Io ho provato un sacco di cose lungo la traversata e le ho raccontate, poi le fate voi e ne provate delle altre. Io, ad esempio, quello che ho provato è un discorso molto complesso, ma anche molto interessante di adattamento fisico. Capisco ora quelli che vanno nello spazio che devono fare dell’allenamento perché le budelle devono smuoversi un po’. E qui la cosa è così: c’è un tale sbattimento, una tale perdita di senso e di orientamento…ma vedi che piano piano il corpo si adatta, e tutto ciò è bello e interessante! Dopodichè avevo trovato un equilibrio bellissimo con il cibo - anche forse per merito della cucina di Marianna (questo lei non lo sa, vabbè) - nel senso che mangiavo pochissimo e stavo benone (dopo l’ho già perso quando son tornato). Insomma, ci sono tutte una serie di cose diverse per ogni persona, io ho raccontato le mie, senza indulgere alle grandi intuizioni mistiche.

 

 

TB: E’ più duro il mal di barca o produrre i cinque minuti?

PAT: All’inizio la barca, adesso i cinque minuti. All’inizio la barca perché mi dovevo veramente abituare e io ho fatto alcuni giorni di malessere profondo, beh, si è anche visto e non l’ho mandato a dire. Adesso io non vedo l’ora di tornare sulla barca, ci starei bene. Mentre questi cinque minuti - senza offesa per il pubblico - sono un po’una fatica, sono un po’ un lavoro, non possono venire automatici perché è un prodotto troppo complesso. Se un domani riuscissi a farmeli uscire anche in automatico, cioè senza modificare quello che è il vissuto vero, sarebbe perfetto. Il problema è che fra il vissuto e la rappresentazione del vissuto c’è un po’ di corto circuito, cioè la rappresentazione del vissuto mi fa vivere peggio il vissuto.

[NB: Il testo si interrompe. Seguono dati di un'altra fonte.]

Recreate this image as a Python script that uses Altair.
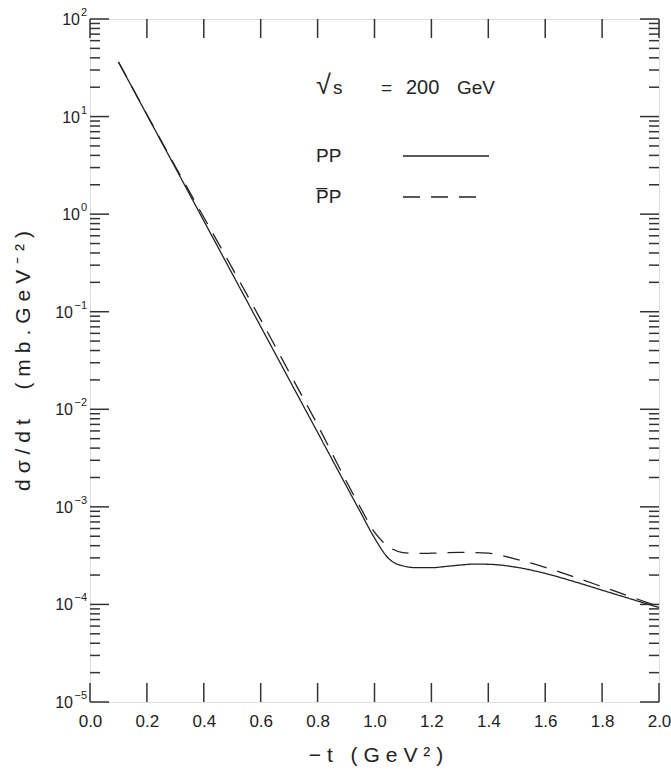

Se poi si riuscisse mai a trovare un modulo produttivo per cui il vissuto passa direttamente nel racconto del vissuto, sarebbe l’ideale. C’è anche da dire che la televisione ha le sue esigenze e penso che il vissuto così com’è forse non sarebbe capito. Un esperimento di vissuto che passa direttamente nella rappresentazione medesima del vissuto è proprio “Il Grande Fratello”. Ma noi, primo, non possiamo permettercelo proprio in termini pratici perchè non siamo sempre in collegamento, nel senso che le parabole non possono trasmettere sempre, non avremmo neanche gasolio per alimentarle, insomma un disastro. Ma poi anche il Grande Fratello, non era il vissuto che passa direttamente nella rappresentazione, c’era una mediazione grande come una casa! Per cui anche quella è una bella balla… C’è questo snodo che è un po’ complicato.